Thousands of people have crowded into a field outside the Central African Republic's main airport, hoping that French soldiers will protect them after bloodshed in the capital left more than 100 people dead.
With Bangui hovering on the edge of anarchy, French military reinforcements – including a fighter jet, helicopters and, on the ground, armoured vehicles – headed into one of the world's poorest countries.
Streets in the city were empty except for military vehicles and the trucks favoured by rebel forces who now claim control of the government.
There was no repeat of Thursday's clashes, which left more than 100 people dead in Bangui when Christian militias raided Muslim neighbourhoods. Still, it remains an open question how France can achieve even its limited goals in the six months allotted to the mission.

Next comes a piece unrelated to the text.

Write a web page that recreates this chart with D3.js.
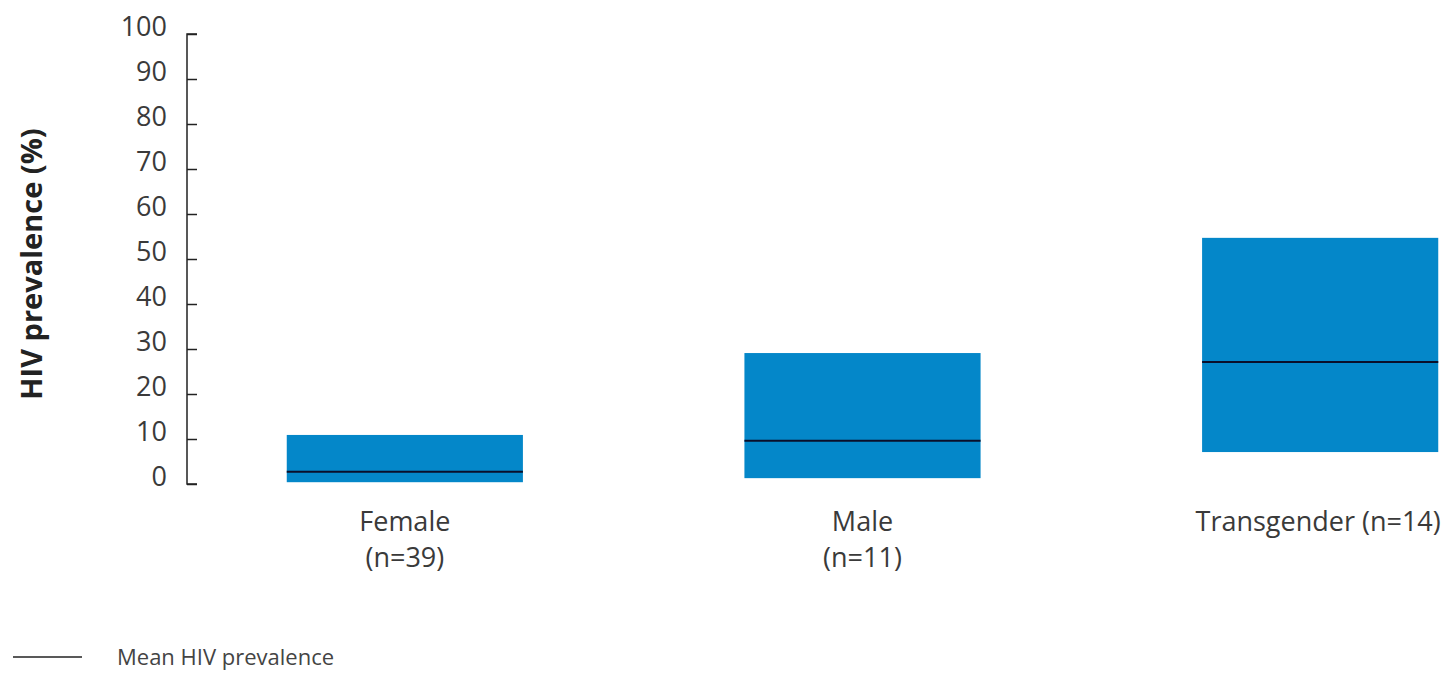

Muslim rebels have run rampant in the Central African Republic after toppling the president in March, fighting against Christian militias who back the ousted leader. The capital remains awash with weapons and recent attempts at disarmament have yielded little success.
Despite the cheers that went up yesterday when jet engines roared overhead, France insisted it was going only reluctantly into the Central African Republic and with limited aims for an expected force of 1,200.
"You have to secure, you have to disarm," French defence minister Jean-Yves Le Drian said. "You have to ensure that the vandals, the bandits, the militias know they can't use the streets of Bangui for their battles."
Mr Le Drian said French forces protecting the airport opened fire on Thursday on a rebel pick-up truck bearing down on them, killing several men inside. He described the shooting as "legitimate defence". Meanwhile, the British Government was flying in military equipment to the Central African Republic to help with the French intervention.